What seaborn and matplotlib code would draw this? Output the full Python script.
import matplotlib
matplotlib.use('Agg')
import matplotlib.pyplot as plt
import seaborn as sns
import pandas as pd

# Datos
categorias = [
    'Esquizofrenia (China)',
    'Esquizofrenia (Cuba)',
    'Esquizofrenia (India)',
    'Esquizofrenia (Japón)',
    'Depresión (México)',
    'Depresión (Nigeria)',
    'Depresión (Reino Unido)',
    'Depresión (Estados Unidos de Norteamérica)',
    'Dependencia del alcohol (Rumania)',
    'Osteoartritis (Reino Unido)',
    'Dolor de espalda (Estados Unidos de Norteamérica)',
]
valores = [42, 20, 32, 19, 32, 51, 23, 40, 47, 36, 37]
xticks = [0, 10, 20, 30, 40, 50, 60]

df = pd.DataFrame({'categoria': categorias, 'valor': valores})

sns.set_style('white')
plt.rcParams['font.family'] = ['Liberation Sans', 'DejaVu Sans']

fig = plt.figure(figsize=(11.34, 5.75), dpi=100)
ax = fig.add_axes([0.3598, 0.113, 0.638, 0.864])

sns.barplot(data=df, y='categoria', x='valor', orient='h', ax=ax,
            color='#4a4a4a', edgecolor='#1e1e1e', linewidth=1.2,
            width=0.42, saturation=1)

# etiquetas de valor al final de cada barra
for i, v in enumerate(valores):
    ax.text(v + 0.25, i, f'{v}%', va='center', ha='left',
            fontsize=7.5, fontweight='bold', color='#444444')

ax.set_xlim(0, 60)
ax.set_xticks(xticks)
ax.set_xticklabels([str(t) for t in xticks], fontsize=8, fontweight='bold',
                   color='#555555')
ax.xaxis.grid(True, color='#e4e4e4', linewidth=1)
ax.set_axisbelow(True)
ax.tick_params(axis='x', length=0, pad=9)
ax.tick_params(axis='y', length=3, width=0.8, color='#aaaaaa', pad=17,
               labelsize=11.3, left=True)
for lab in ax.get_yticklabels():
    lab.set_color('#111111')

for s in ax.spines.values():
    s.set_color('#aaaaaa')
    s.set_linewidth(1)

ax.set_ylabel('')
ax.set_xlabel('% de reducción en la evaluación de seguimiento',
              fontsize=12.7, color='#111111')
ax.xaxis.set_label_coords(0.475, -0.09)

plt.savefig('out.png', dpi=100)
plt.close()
__________________________________________________
- _Written problem_:
Exactly as they stand, set down the lines from the top of the data through the line with "import pandas as pd".

- _Exercise output_:
What seaborn and matplotlib code would draw this? Output the full Python script.
import matplotlib
matplotlib.use('Agg')
import matplotlib.pyplot as plt
import seaborn as sns
import pandas as pd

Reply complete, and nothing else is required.